### Work to do
Copy every line from the data below in which the string "that" can be found.

Saved data entries:

::::::

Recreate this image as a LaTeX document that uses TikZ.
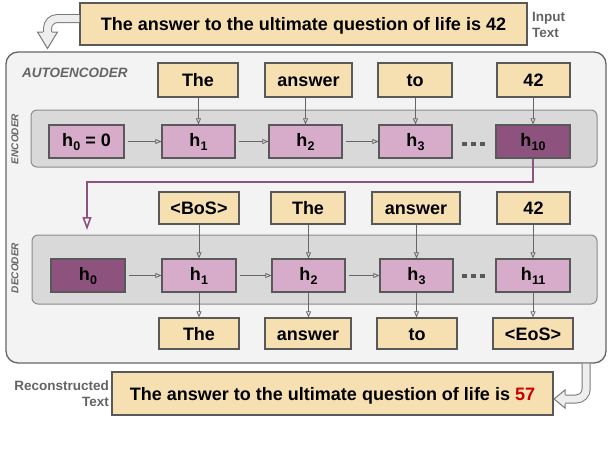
\documentclass[tikz,border=0pt]{standalone}
\usepackage{fontspec}
\setmainfont{Liberation Sans}
\usetikzlibrary{arrows.meta}
\definecolor{tanc}{RGB}{246,224,178}
\definecolor{boxborder}{RGB}{89,89,89}
\definecolor{hlight}{RGB}{214,172,202}
\definecolor{hdark}{RGB}{142,82,126}
\definecolor{panelfill}{RGB}{243,243,243}
\definecolor{panelborder}{RGB}{102,102,102}
\definecolor{innerfill}{RGB}{217,217,217}
\definecolor{innerborder}{RGB}{140,140,140}
\definecolor{lblgray}{RGB}{100,100,100}
\definecolor{connc}{RGB}{102,102,102}
\definecolor{redc}{RGB}{204,0,0}
\definecolor{fatfill}{RGB}{238,238,238}
\definecolor{fatborder}{RGB}{120,120,120}
\newcommand\hsx[1]{h\kern0.3pt\raisebox{-4.5pt}{\fontsize{12.5}{12}\selectfont #1}}
\tikzset{
  tok/.style={draw=boxborder, fill=tanc, line width=1.2pt, inner sep=0pt,
    text height=13pt, text depth=0pt,
    font=\bfseries\fontsize{18}{20}\selectfont},
  hid/.style={draw=boxborder, fill=hlight, line width=1.2pt, inner sep=0pt,
    text height=13pt, text depth=4pt,
    minimum height=33pt, font=\bfseries\fontsize{18}{20}\selectfont},
  hdk/.style={hid, fill=hdark},
  conn/.style={draw=connc, line width=0.8pt, -{Triangle[open, length=6pt, width=5pt]}},
  hconn/.style={conn, shorten <=3pt},
  purp/.style={draw=hdark, line width=2pt, -{Triangle[open, length=13pt, width=9pt, line width=1.6pt]}},
  sidelbl/.style={text=lblgray, font=\bfseries\fontsize{13.5}{16}\selectfont, inner sep=0pt},
  seclbl/.style={text=lblgray, font=\bfseries\itshape\fontsize{10}{12}\selectfont, inner sep=0pt},
  panelst/.style={draw=panelborder, fill=panelfill, line width=1.3pt, rounded corners=12pt, inner sep=0pt},
  innerst/.style={draw=innerborder, fill=innerfill, line width=1pt, rounded corners=6pt, inner sep=0pt},
  fatshaft/.style={draw=fatborder, line width=1pt, double=fatfill, double distance=7pt, rounded corners=10pt},
  headfill/.style={fill=fatfill},
  headline/.style={draw=fatborder, line width=1pt, line join=miter},
  dotst/.style={fill=boxborder},
}
\begin{document}
\begin{tikzpicture}[x=1pt,y=-1pt]
\fill[white] (0,0) rectangle (608,448);
\useasboundingbox (0,0) rectangle (608,448);

% input text
\node[tok, minimum width=447pt, minimum height=42pt] (inp) at (303.5,24) {The answer to the ultimate question of life is 42};
\node[sidelbl, anchor=west, align=left] (inlbl) at (532,25) {Input\\Text};

% autoencoder panel
\node[panelst, minimum width=600pt, minimum height=311pt] (ae) at (306,207.5) {};
\node[text=lblgray, font=\bfseries\itshape\fontsize{13.5}{16}\selectfont, inner sep=0pt, anchor=west] (aelbl) at (22,73) {AUTOENCODER};

% fat arrow in
\draw[fatshaft] ([yshift=5.5pt]inp.west) -| (47.5,32);
\coordinate (tipA) at (47.5,48.5);
\fill[headfill] (37.5,32) -- (57.5,32) -- (tipA) -- cycle;
\draw[headline] (43,32) -- (37.5,32) -- (tipA) -- (57.5,32) -- (52,32);

% encoder
\node[innerst, minimum width=566pt, minimum height=57pt] (encp) at (314,138.5) {};
\node[seclbl, rotate=90] (enclbl) at (15,139) {ENCODER};

\node[tok, minimum width=80pt, minimum height=34pt] (et1) at (198,80) {The};
\node[tok, minimum width=87pt, minimum height=34pt] (et2) at (308.5,80) {answer};
\node[tok, minimum width=74pt, minimum height=34pt] (et3) at (415,80) {to};
\node[tok, minimum width=73pt, minimum height=34pt] (et4) at (533.5,80) {42};

\node[hid, minimum width=75pt] (eh0) at (86.5,141.5) {\hsx{0} = 0};
\node[hid, minimum width=73pt] (eh1) at (198.5,141.5) {\hsx{1}};
\node[hid, minimum width=73pt] (eh2) at (305.5,141.5) {\hsx{2}};
\node[hid, minimum width=73pt] (eh3) at (415.5,141.5) {\hsx{3}};
\node[hdk, minimum width=74pt] (eh10) at (533,141.5) {\hsx{10}};

\foreach \xx in {464.5,473.5,482.5} \fill[dotst] (\xx-2.3,144-2.3) rectangle (\xx+2.3,144+2.3);

\draw[conn] (et1.south -| eh1.north) -- (eh1.north);
\draw[conn] (et2.south -| eh2.north) -- (eh2.north);
\draw[conn] (et3.south -| eh3.north) -- (eh3.north);
\draw[conn] (et4.south -| eh10.north) -- (eh10.north);
\draw[hconn] (eh0) -- (eh1);
\draw[hconn] (eh1) -- (eh2);
\draw[hconn] (eh2) -- (eh3);

% purple link
\coordinate (dtip) at (87,230);
\draw[purp] (eh10.south) -- ++(0,23) -| (dtip);

% decoder
\node[innerst, minimum width=565pt, minimum height=69pt] (decp) at (314.5,269.5) {};
\node[seclbl, rotate=90] (declbl) at (15,268) {DECODER};

\node[tok, minimum width=80pt, minimum height=32pt] (dt1) at (199,208) {<BoS>};
\node[tok, minimum width=74pt, minimum height=32pt] (dt2) at (308,208) {The};
\node[tok, minimum width=88pt, minimum height=32pt] (dt3) at (416,208) {answer};
\node[tok, minimum width=73pt, minimum height=32pt] (dt4) at (533.5,208) {42};

\node[hdk, minimum width=74pt] (dh0) at (88,275.5) {\hsx{0}};
\node[hid, minimum width=74pt] (dh1) at (199,275.5) {\hsx{1}};
\node[hid, minimum width=73pt] (dh2) at (308.5,275.5) {\hsx{2}};
\node[hid, minimum width=73pt] (dh3) at (416.5,275.5) {\hsx{3}};
\node[hid, minimum width=74pt] (dh11) at (533,275.5) {\hsx{11}};

\foreach \xx in {464.5,473.5,482.5} \fill[dotst] (\xx-2.3,276-2.3) rectangle (\xx+2.3,276+2.3);

\node[tok, minimum width=80pt, minimum height=31pt] (ot1) at (199,333.5) {The};
\node[tok, minimum width=86pt, minimum height=31pt] (ot2) at (308,333.5) {answer};
\node[tok, minimum width=80pt, minimum height=31pt] (ot3) at (417,333.5) {to};
\node[tok, minimum width=80pt, minimum height=31pt] (ot4) at (533,333.5) {<EoS>};

\draw[conn] (dt1.south -| dh1.north) -- (dh1.north);
\draw[conn] (dt2.south -| dh2.north) -- (dh2.north);
\draw[conn] (dt3.south -| dh3.north) -- (dh3.north);
\draw[conn] (dt4.south -| dh11.north) -- (dh11.north);
\draw[hconn] (dh0) -- (dh1);
\draw[hconn] (dh1) -- (dh2);
\draw[hconn] (dh2) -- (dh3);
\draw[conn] (dh1.south) -- (dh1.south |- ot1.north);
\draw[conn] (dh2.south) -- (dh2.south |- ot2.north);
\draw[conn] (dh3.south) -- (dh3.south |- ot3.north);
\draw[conn] (dh11.south) -- (dh11.south |- ot4.north);

% output text
\node[tok, minimum width=441pt, minimum height=43pt] (outp) at (332.5,393.5) {The answer to the ultimate question of life is \textcolor{redc}{57}};
\node[sidelbl, anchor=east, align=right] (outlbl) at (109,394) {Reconstructed\\Text};

% fat arrow out
\draw[fatshaft] ([xshift=-20.5pt]ae.south east) |- (565,399);
\coordinate (tipB) at (554,399);
\fill[headfill] (565,390) -- (565,408) -- (tipB) -- cycle;
\draw[headline] (565,394.5) -- (565,390) -- (tipB) -- (565,408) -- (565,403.5);
\end{tikzpicture}
\end{document}
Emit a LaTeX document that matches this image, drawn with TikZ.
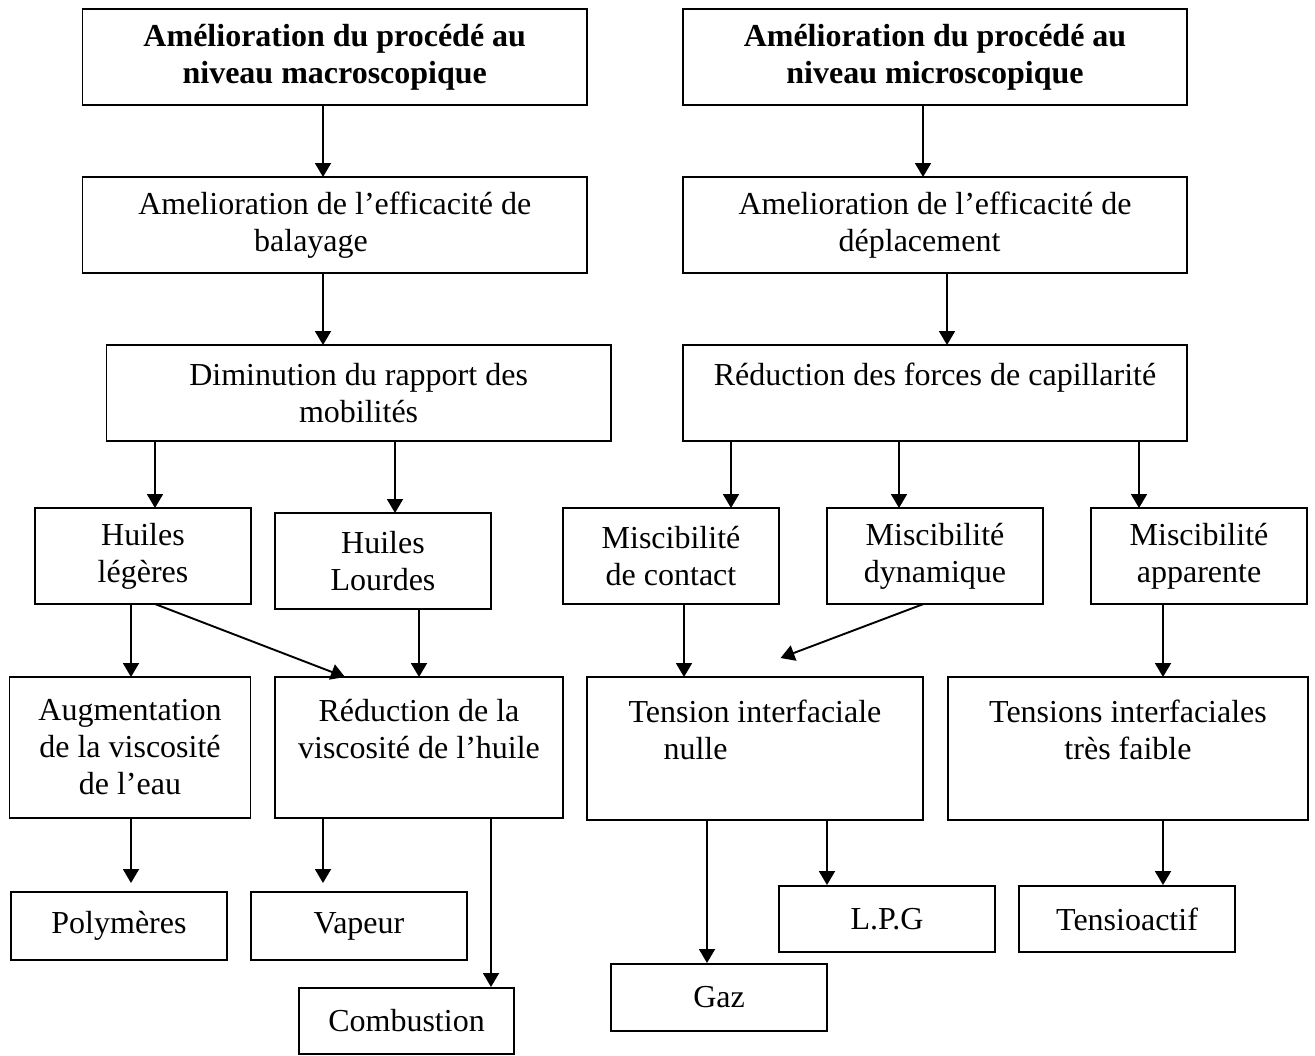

::::::

### Answer to the exercise
Recreate this image as a LaTeX document that uses TikZ.
Emit a LaTeX document that matches this image, drawn with TikZ.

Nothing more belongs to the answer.